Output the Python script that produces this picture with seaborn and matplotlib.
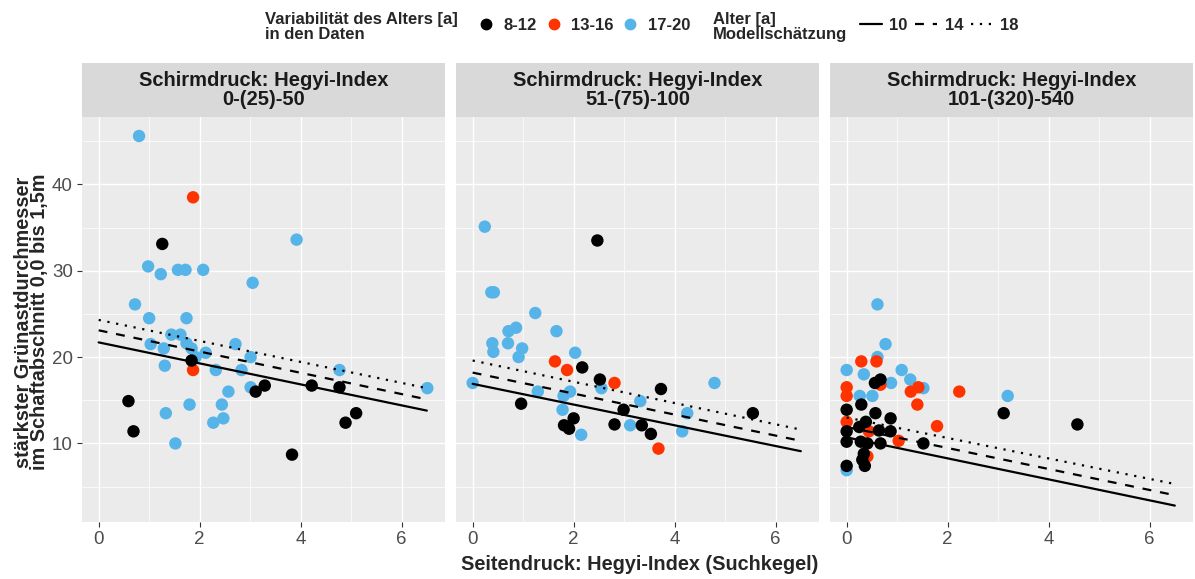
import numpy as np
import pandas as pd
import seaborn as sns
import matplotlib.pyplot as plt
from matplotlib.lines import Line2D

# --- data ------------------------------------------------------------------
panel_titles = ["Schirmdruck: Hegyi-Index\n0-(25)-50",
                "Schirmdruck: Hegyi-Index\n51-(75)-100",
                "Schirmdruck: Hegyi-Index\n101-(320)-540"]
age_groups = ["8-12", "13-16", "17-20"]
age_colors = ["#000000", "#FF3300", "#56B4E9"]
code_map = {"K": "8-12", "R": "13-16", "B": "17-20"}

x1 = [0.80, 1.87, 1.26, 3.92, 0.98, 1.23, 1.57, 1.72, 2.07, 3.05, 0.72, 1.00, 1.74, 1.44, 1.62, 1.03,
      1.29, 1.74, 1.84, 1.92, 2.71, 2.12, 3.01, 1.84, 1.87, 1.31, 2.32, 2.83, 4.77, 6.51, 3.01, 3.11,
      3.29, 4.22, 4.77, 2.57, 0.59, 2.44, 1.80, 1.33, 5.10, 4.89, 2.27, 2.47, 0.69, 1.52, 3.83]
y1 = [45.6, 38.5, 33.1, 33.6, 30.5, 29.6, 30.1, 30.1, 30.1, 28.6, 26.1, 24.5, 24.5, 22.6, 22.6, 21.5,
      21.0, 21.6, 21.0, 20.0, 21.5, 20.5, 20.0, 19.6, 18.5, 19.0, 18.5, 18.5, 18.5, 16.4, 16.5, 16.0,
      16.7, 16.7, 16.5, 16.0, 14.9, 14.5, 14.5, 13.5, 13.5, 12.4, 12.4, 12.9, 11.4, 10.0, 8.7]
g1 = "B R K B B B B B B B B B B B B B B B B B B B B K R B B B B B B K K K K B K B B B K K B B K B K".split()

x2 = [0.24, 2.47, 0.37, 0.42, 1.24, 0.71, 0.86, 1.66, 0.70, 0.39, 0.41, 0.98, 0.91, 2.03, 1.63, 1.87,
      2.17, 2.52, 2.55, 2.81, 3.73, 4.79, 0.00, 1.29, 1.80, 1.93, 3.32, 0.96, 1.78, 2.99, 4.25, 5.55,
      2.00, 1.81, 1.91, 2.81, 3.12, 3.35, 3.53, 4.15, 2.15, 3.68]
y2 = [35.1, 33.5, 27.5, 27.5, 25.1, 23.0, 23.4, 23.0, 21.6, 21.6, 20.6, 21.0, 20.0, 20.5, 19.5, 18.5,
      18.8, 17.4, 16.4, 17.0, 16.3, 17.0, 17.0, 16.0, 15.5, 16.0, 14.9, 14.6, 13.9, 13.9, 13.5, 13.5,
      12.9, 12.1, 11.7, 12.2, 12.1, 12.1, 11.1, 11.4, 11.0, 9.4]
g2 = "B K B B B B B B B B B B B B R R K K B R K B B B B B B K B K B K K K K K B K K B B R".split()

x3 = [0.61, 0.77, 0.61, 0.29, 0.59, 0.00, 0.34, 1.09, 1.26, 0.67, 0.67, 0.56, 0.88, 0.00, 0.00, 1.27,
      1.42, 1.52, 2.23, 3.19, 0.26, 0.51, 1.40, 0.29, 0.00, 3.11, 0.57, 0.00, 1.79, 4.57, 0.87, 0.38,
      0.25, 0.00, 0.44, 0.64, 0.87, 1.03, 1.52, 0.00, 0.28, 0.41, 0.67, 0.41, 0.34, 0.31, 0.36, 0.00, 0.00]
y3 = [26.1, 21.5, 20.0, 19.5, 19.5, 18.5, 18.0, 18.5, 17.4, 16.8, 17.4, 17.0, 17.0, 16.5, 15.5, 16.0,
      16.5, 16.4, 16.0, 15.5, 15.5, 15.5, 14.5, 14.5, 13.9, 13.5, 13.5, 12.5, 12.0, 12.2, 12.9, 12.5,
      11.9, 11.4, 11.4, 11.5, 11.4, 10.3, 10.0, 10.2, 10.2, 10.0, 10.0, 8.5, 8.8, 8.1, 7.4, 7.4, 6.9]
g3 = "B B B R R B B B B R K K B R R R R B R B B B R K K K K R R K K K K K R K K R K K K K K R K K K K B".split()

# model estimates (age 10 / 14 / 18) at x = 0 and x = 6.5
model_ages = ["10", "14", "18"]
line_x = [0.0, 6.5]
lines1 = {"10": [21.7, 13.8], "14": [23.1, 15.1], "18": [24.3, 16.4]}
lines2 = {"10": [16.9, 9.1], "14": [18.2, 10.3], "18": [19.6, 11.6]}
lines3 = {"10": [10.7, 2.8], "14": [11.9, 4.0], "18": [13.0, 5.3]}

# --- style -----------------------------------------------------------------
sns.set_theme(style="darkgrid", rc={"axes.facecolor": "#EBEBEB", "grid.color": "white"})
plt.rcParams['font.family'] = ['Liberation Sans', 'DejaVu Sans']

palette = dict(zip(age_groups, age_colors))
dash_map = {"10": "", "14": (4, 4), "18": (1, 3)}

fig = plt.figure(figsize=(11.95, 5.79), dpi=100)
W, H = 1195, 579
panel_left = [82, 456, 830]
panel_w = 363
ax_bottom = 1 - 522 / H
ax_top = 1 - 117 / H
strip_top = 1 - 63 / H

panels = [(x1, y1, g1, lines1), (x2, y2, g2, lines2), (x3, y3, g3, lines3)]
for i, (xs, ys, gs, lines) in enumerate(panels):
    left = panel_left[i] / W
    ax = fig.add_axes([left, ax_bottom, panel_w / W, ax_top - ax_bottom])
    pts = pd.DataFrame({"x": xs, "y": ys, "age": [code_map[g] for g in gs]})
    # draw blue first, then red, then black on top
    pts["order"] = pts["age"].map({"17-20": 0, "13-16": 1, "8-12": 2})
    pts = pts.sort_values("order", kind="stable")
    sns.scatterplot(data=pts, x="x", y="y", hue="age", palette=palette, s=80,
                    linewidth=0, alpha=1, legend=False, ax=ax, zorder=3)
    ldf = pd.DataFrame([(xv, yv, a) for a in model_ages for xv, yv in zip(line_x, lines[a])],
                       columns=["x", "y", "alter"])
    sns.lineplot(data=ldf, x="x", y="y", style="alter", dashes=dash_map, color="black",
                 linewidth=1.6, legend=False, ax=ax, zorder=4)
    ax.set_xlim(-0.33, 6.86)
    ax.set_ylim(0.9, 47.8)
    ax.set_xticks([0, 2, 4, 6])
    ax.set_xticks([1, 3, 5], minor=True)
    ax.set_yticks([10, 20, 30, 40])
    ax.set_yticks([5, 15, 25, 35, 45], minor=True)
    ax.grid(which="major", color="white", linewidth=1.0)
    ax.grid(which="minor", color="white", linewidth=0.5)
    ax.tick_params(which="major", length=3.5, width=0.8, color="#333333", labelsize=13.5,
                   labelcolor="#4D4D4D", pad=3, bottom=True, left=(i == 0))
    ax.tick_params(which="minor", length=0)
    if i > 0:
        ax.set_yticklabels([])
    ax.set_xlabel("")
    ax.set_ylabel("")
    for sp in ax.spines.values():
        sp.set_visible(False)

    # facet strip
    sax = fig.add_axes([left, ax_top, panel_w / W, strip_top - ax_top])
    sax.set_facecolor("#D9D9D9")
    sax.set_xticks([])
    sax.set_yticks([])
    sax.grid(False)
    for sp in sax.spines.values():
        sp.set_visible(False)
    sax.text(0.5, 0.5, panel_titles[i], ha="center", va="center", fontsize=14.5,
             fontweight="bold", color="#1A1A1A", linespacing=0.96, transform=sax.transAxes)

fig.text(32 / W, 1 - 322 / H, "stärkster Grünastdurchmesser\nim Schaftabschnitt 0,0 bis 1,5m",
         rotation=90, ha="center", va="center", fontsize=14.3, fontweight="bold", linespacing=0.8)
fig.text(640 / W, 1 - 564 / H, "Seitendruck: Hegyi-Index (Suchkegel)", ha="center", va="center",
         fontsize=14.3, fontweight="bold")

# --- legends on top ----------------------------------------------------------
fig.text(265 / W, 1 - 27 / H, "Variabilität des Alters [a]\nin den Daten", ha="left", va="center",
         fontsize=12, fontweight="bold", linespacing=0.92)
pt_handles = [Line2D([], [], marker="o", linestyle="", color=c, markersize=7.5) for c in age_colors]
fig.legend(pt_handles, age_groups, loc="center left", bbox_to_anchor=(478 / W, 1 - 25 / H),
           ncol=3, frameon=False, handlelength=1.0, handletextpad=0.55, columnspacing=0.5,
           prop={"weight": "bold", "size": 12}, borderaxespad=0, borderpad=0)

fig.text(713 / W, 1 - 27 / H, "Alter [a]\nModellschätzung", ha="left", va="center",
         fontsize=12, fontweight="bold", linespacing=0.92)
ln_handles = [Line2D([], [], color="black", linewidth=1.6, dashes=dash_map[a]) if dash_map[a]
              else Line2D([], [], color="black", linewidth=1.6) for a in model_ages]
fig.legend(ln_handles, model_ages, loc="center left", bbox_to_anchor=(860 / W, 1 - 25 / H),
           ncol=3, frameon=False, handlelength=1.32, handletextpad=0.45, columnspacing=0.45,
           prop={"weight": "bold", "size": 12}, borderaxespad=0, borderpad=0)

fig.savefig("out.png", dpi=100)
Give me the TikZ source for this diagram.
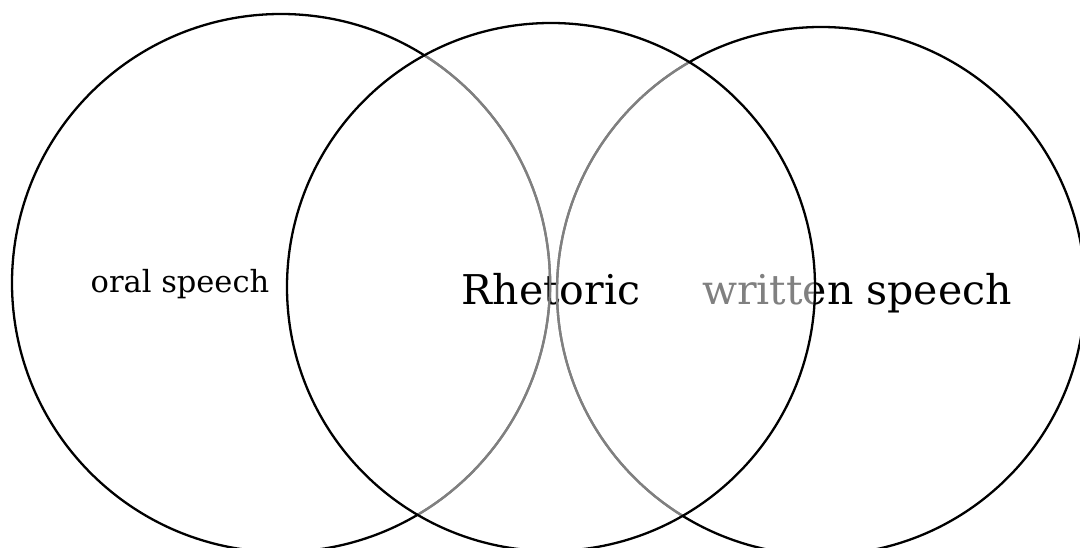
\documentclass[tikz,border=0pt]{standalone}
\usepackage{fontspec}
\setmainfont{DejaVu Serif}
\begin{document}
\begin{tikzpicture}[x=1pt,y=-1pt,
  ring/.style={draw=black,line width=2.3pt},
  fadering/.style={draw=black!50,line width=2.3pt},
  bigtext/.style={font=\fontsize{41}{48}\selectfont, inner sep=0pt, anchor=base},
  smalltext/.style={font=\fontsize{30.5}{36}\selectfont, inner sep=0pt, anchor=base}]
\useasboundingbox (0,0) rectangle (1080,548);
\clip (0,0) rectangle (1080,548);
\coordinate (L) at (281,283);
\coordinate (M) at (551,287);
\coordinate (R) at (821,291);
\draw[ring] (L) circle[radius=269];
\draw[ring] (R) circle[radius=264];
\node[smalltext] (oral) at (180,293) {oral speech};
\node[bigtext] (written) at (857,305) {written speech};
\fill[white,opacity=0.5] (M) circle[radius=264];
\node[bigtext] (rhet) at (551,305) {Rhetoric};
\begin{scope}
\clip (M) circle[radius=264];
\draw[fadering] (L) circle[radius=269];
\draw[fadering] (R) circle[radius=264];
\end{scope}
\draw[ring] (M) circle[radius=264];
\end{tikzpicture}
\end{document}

#### SHORT PROBLEM:
Reproduce the lines of the listing exactly, starting at the one that contains "Give me the TikZ source for this diagram." and continuing through the final line, but leave out the pictures.

#### FINAL RESULT:
Give me the TikZ source for this diagram.
\documentclass[tikz,border=0pt]{standalone}
\usepackage{fontspec}
\setmainfont{DejaVu Serif}
\begin{document}
\begin{tikzpicture}[x=1pt,y=-1pt,
  ring/.style={draw=black,line width=2.3pt},
  fadering/.style={draw=black!50,line width=2.3pt},
  bigtext/.style={font=\fontsize{41}{48}\selectfont, inner sep=0pt, anchor=base},
  smalltext/.style={font=\fontsize{30.5}{36}\selectfont, inner sep=0pt, anchor=base}]
\useasboundingbox (0,0) rectangle (1080,548);
\clip (0,0) rectangle (1080,548);
\coordinate (L) at (281,283);
\coordinate (M) at (551,287);
\coordinate (R) at (821,291);
\draw[ring] (L) circle[radius=269];
\draw[ring] (R) circle[radius=264];
\node[smalltext] (oral) at (180,293) {oral speech};
\node[bigtext] (written) at (857,305) {written speech};
\fill[white,opacity=0.5] (M) circle[radius=264];
\node[bigtext] (rhet) at (551,305) {Rhetoric};
\begin{scope}
\clip (M) circle[radius=264];
\draw[fadering] (L) circle[radius=269];
\draw[fadering] (R) circle[radius=264];
\end{scope}
\draw[ring] (M) circle[radius=264];
\end{tikzpicture}
\end{document}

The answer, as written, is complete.